The old saying popularized by President Kennedy that “victory has 100 fathers and defeat is an orphan”1 finds good application in the business nightmare scenario in which management suddenly uncovers major shortfalls or losses, precipitated or previously concealed by fraud, theft, or other misconduct of rogue employees or vendors.  When such losses are large enough to impact the company's balance sheet or income statement, necessitating a charge, or worse yet, a restatement of prior financial results, they can trigger major repercussions for the business at the hands of its lenders and investors.  But by the time the malfeasance is uncovered, the perpetrators are often no longer there to take responsibility, and even if they are apprehended, the money rarely is.  The business owners, rightly aggrieved, often look to the company’s accountants, questioning how they could have failed to timely uncover the losses when it was their job to put together or verify the company financial statements.  The accountants retort that they are not guarantors of the veracity of the financial statements, and even if they were negligent in the conduct of their audit procedures, it was management’s job to prevent the loss.  How is this finger-pointing match adjudicated?

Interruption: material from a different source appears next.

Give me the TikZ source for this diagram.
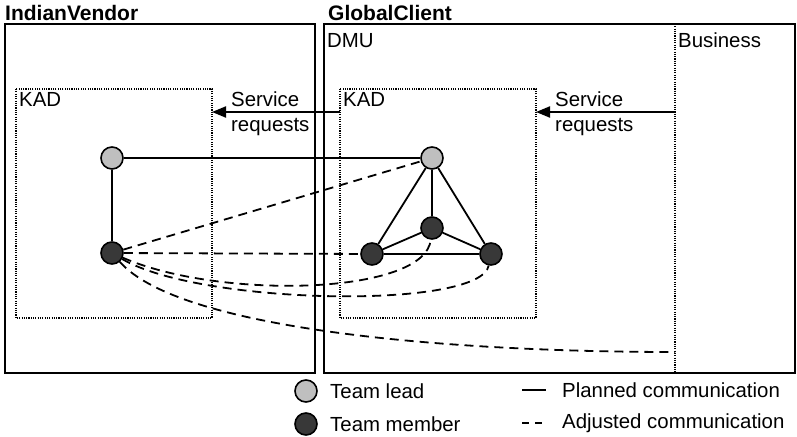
\documentclass[tikz,border=0pt]{standalone}
\usepackage{fontspec}
\setmainfont{Liberation Sans}
\usetikzlibrary{arrows.meta}

\begin{document}
\begin{tikzpicture}[x=1pt,y=-1pt,font=\fontsize{20.4}{25}\selectfont]
\useasboundingbox (0,0) rectangle (797,436);

% organisations
\begin{scope}[line width=2.2pt]
    \draw (5,24) rectangle (315,373);
    \draw (324,24) rectangle (795,373);
\end{scope}
\node[anchor=base west,inner sep=0pt,font=\fontsize{21}{25}\selectfont\bfseries] (iv) at (5,21) {IndianVendor};
\node[anchor=base west,inner sep=0pt,font=\fontsize{21}{25}\selectfont\bfseries] (gc) at (328,21) {GlobalClient};

% units
\begin{scope}[line width=1.1pt,dash pattern=on 1.1pt off 1.2pt]
    \draw (16,89) rectangle (212,318);
    \draw (340,89) rectangle (536,318);
    \draw (675,24) -- (675,373);
\end{scope}
\begin{scope}[every node/.style={anchor=north west,inner sep=3pt}]
    \node (kadL) at (16,89) {KAD};
    \node (kadR) at (340,89) {KAD};
    \node (dmu) at (324,30) {DMU};
    \node (bus) at (675,30) {Business};
\end{scope}

% service requests
\coordinate (bus-out) at (675,112);
\coordinate (kadR-in) at (536,112);
\coordinate (kadR-out) at (340,112);
\coordinate (kadL-in) at (212,112);
\coordinate (bus-end) at (675,352);
\begin{scope}[line width=2pt,-{Triangle[length=14pt,width=11pt]}]
    \draw (bus-out) -- (kadR-in);
    \draw (kadR-out) -- (kadL-in);
\end{scope}
\begin{scope}[every node/.style={anchor=west,align=left,inner sep=0pt}]
    \node (srL) at (231,114) {Service\\requests};
    \node (srR) at (555,114) {Service\\requests};
\end{scope}

% team
\begin{scope}[every node/.style={circle,line width=1.6pt,draw,minimum size=22pt,inner sep=0pt}]
    \node[fill=black!25] (leadL) at (112,158) {};
    \node[fill=black!78] (memL) at (112,253) {};
    \node[fill=black!25] (leadR) at (432,158) {};
    \node[fill=black!78] (memA) at (372,254) {};
    \node[fill=black!78] (memB) at (432,228) {};
    \node[fill=black!78] (memC) at (491,254) {};
\end{scope}

% planned communication
\begin{scope}[line width=1.8pt]
    \draw (leadL) -- (leadR);
    \draw (leadL) -- (memL);
    \draw (leadR) -- (memA);
    \draw (leadR) -- (memB);
    \draw (leadR) -- (memC);
    \draw (memA) -- (memB) -- (memC);
    \draw (memA) -- (memC);
\end{scope}

% adjusted communication
\begin{scope}[line width=1.8pt,dash pattern=on 9pt off 6pt]
    \draw (memL) -- (leadR);
    \draw (memL) -- (memA);
    \draw (memL) .. controls (220,300) and (425,295) .. (memB);
    \draw (memL) .. controls (200,305) and (480,310) .. (memC);
    \draw (memL) .. controls (180,330) and (450,352) .. (bus-end);
\end{scope}

% legend
\begin{scope}[every node/.style={circle,line width=1.6pt,draw,minimum size=22pt,inner sep=0pt}]
    \node[fill=black!25] (keyLead) at (306,391) {};
    \node[fill=black!78] (keyMem) at (306,424) {};
\end{scope}
\coordinate (keyP1) at (522,390);
\coordinate (keyP2) at (546,390);
\coordinate (keyA1) at (522,423);
\coordinate (keyA2) at (546,423);
\draw[line width=1.8pt] (keyP1) -- (keyP2);
\draw[line width=1.8pt,dash pattern=on 7pt off 6pt] (keyA1) -- (keyA2);
\begin{scope}[every node/.style={anchor=west,inner sep=0pt}]
    \node (txtLead) at (330,391) {Team lead};
    \node (txtMem) at (330,424) {Team member};
    \node (txtP) at (562,390) {Planned communication};
    \node (txtA) at (562,423) {Adjusted communication};
\end{scope}
\end{tikzpicture}
\end{document}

In cases where multiple parties are alleged to be at fault for the same loss, nearly every state recognizes some form of the comparative negligence principle, whereby the financial responsibility for the loss is allocated in some relation to parties’ relative fault.2  Often, however, there are limitations on this concept in the professional liability context.3  In actions against accounting professionals, perhaps the best known limitation on comparative negligence is New York’s audit interference rule, which has been adopted in several other states.  Under the rule, a client's negligence can only be used as a defense by the accountant if it directly interfered with the accountant’s ability to carry out the engagement competently. 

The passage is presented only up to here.